Answer with a number only: how many lines of the data contain "this"?

• Entries shown:
****************

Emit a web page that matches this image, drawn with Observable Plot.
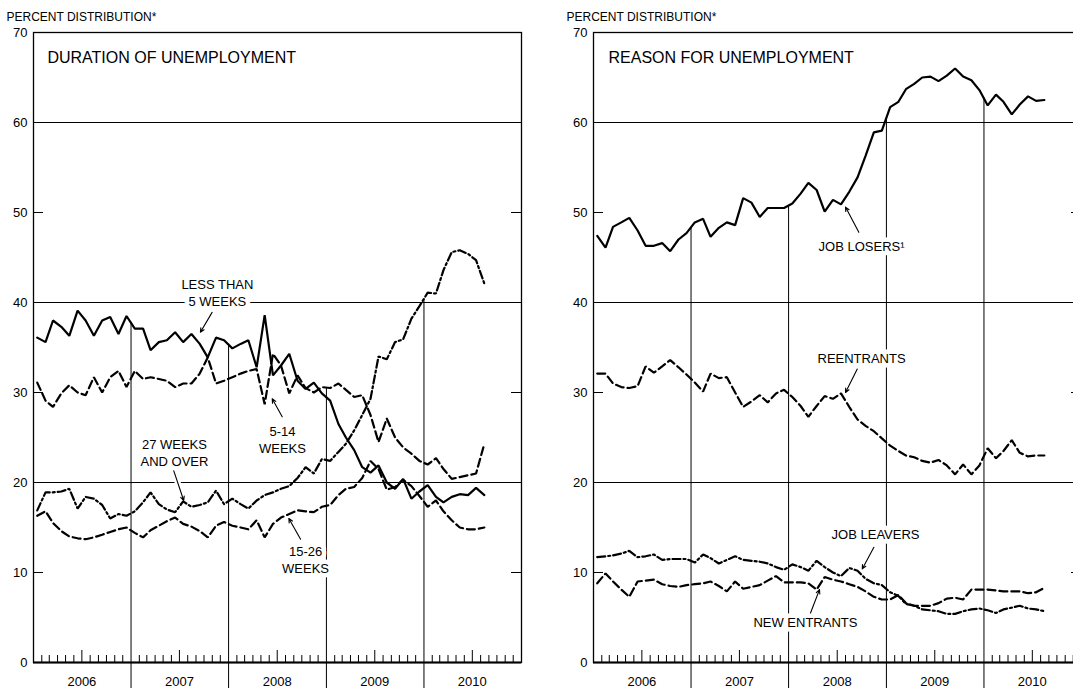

****************

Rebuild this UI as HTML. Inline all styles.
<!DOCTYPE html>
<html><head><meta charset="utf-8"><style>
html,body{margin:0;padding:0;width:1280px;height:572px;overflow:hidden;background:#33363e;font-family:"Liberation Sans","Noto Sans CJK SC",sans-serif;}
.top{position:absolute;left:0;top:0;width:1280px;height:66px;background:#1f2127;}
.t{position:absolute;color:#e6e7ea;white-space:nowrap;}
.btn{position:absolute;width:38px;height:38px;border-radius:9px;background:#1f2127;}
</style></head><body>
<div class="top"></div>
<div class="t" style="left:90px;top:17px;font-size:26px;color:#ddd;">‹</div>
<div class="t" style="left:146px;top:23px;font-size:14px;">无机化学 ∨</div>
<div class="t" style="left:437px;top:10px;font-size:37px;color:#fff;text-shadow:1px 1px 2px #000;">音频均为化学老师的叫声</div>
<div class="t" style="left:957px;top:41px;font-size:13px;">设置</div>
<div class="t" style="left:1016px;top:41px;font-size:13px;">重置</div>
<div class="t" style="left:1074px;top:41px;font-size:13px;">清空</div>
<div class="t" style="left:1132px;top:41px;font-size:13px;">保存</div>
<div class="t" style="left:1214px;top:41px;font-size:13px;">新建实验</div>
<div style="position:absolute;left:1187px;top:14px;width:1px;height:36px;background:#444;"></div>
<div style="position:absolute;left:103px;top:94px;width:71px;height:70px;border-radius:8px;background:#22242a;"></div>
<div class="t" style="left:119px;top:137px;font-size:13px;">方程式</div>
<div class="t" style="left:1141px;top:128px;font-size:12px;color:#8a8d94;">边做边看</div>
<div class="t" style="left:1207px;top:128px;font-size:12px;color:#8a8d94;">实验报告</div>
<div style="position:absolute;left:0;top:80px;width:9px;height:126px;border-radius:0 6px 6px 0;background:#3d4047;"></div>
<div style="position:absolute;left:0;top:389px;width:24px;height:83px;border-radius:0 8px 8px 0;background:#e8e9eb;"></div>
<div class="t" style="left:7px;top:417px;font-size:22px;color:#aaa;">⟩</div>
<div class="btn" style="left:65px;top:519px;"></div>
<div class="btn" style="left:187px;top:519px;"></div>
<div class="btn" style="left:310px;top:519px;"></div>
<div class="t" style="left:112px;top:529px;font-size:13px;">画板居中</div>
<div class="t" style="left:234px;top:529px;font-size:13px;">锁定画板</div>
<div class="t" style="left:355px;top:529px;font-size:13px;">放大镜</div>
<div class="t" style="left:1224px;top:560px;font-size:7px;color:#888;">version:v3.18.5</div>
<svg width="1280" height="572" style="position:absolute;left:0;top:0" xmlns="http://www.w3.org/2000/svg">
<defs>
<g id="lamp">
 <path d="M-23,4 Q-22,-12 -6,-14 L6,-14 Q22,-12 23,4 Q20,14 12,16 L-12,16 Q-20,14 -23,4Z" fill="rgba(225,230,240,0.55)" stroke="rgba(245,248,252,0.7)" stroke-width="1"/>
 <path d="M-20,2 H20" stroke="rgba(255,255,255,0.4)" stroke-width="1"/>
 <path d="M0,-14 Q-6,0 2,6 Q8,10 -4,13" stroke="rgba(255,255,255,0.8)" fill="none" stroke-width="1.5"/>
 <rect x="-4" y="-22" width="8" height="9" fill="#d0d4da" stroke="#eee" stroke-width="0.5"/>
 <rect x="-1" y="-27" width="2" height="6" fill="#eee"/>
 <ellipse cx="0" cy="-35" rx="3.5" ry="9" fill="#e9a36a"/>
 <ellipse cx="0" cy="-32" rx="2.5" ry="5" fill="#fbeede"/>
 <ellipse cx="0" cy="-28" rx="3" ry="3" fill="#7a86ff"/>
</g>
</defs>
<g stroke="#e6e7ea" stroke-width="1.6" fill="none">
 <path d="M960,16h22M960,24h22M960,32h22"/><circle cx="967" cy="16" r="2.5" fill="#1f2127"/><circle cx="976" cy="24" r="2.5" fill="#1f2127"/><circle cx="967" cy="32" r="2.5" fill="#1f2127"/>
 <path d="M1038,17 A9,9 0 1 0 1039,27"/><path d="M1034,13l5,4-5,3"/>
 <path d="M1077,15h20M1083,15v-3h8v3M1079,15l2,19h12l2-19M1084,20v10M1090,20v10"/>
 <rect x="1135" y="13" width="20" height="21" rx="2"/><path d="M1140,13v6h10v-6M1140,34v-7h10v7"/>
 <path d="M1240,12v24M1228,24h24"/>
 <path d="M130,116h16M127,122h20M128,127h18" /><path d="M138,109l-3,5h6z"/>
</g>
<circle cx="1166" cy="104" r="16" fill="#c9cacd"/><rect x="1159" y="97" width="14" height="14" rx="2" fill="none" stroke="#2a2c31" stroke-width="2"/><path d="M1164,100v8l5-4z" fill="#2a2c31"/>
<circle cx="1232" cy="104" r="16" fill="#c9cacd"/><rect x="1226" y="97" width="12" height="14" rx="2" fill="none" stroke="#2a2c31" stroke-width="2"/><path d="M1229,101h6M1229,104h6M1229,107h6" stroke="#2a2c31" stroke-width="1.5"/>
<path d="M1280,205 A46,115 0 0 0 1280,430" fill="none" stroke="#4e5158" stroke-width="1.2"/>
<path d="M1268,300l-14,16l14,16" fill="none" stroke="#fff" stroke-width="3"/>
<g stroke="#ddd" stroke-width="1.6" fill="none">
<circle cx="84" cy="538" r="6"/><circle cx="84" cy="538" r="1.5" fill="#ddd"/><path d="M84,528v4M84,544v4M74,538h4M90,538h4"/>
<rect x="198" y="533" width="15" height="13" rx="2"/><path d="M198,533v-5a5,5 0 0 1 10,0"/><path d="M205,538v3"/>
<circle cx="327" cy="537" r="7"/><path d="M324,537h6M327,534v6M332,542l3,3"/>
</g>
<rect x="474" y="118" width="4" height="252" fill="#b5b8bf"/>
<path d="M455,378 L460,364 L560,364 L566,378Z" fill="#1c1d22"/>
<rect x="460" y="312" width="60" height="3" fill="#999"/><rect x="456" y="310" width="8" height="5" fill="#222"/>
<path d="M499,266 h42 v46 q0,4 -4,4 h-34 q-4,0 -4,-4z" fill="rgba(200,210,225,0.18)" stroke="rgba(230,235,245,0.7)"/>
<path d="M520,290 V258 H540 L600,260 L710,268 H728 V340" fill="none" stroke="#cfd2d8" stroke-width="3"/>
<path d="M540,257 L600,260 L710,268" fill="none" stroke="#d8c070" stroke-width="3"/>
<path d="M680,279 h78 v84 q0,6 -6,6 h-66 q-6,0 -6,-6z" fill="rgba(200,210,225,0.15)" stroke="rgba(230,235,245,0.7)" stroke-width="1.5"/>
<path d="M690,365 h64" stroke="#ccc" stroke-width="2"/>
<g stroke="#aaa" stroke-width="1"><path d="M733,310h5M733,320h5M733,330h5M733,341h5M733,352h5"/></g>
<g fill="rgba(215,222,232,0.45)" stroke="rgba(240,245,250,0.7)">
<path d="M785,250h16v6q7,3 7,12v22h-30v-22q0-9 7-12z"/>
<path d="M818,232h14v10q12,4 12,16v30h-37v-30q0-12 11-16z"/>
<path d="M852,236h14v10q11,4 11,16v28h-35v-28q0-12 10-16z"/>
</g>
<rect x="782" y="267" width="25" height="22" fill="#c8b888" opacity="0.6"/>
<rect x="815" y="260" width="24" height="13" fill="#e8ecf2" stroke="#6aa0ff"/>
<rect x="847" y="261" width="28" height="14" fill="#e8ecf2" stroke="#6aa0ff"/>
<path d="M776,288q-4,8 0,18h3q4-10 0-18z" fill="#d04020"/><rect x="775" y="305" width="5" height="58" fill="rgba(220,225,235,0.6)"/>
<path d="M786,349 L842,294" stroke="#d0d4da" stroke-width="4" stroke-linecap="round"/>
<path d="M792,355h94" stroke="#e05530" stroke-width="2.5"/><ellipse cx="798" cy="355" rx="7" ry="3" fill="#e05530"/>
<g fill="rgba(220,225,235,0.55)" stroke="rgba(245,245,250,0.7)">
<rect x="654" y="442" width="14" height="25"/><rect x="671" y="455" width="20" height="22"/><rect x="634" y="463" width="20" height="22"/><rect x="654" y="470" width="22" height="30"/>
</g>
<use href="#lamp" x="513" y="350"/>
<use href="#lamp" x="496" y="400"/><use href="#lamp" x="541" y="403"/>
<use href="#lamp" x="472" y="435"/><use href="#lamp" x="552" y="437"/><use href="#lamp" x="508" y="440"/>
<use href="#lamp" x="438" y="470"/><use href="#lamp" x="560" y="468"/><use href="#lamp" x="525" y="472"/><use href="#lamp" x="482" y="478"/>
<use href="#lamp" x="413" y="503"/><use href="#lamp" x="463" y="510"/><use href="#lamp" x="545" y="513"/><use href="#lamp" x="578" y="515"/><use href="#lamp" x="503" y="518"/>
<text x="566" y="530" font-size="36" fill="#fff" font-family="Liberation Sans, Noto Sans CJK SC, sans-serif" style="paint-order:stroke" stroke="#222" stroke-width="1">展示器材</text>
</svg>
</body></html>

****************

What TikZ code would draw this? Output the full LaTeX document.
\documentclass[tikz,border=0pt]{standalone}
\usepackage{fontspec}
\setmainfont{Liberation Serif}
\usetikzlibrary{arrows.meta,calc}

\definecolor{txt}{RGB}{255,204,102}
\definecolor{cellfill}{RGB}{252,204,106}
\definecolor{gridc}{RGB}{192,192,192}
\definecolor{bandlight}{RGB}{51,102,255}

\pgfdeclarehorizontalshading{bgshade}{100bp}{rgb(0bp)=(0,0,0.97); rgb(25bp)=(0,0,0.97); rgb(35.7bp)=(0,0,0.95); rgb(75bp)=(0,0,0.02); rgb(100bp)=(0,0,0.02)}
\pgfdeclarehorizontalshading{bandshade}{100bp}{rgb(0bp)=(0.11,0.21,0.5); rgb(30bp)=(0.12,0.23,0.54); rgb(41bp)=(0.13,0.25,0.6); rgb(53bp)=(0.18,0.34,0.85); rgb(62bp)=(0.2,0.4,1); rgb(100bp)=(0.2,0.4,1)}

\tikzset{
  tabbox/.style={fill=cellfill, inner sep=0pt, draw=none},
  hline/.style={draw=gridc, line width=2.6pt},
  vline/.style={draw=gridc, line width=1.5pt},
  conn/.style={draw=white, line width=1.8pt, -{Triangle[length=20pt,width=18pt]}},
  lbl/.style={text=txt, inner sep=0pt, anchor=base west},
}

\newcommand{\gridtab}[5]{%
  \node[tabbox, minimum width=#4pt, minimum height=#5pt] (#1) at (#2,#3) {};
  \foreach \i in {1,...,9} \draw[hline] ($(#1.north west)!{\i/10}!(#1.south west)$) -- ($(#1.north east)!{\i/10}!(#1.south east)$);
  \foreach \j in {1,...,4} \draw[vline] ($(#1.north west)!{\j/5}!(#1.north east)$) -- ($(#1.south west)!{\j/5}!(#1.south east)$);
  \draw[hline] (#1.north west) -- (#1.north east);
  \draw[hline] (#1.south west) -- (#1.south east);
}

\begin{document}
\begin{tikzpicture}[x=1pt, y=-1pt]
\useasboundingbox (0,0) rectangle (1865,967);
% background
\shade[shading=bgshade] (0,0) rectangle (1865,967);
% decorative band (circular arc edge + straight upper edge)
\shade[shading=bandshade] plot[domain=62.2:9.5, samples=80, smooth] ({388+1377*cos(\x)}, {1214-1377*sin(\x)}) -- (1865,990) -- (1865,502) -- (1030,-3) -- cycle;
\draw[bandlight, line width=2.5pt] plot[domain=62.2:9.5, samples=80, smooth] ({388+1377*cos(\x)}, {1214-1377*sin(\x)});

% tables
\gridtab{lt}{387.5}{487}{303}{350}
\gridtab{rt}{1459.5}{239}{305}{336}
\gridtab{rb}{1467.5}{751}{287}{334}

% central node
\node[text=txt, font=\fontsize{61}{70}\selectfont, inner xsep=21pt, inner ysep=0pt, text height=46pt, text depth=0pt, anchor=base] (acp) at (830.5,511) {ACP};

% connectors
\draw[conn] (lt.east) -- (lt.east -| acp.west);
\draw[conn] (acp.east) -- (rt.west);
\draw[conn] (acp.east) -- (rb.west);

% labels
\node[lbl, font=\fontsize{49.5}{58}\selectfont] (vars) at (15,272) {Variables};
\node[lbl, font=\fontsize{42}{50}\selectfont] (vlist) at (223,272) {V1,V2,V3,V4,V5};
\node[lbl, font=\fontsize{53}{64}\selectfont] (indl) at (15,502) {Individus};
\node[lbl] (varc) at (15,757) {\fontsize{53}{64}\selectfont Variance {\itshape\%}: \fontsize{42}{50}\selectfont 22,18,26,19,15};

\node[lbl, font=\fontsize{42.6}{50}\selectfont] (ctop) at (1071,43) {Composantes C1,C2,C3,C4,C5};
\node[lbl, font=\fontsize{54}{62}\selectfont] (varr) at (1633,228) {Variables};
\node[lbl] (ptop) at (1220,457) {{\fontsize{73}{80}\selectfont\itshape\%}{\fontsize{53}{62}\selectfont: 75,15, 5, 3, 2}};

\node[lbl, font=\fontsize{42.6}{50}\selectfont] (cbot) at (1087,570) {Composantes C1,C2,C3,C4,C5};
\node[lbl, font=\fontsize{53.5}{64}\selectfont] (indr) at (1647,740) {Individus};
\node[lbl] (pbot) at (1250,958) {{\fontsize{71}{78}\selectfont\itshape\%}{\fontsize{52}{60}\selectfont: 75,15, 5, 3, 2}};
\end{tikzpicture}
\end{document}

****************

• Reply to the exercise: 3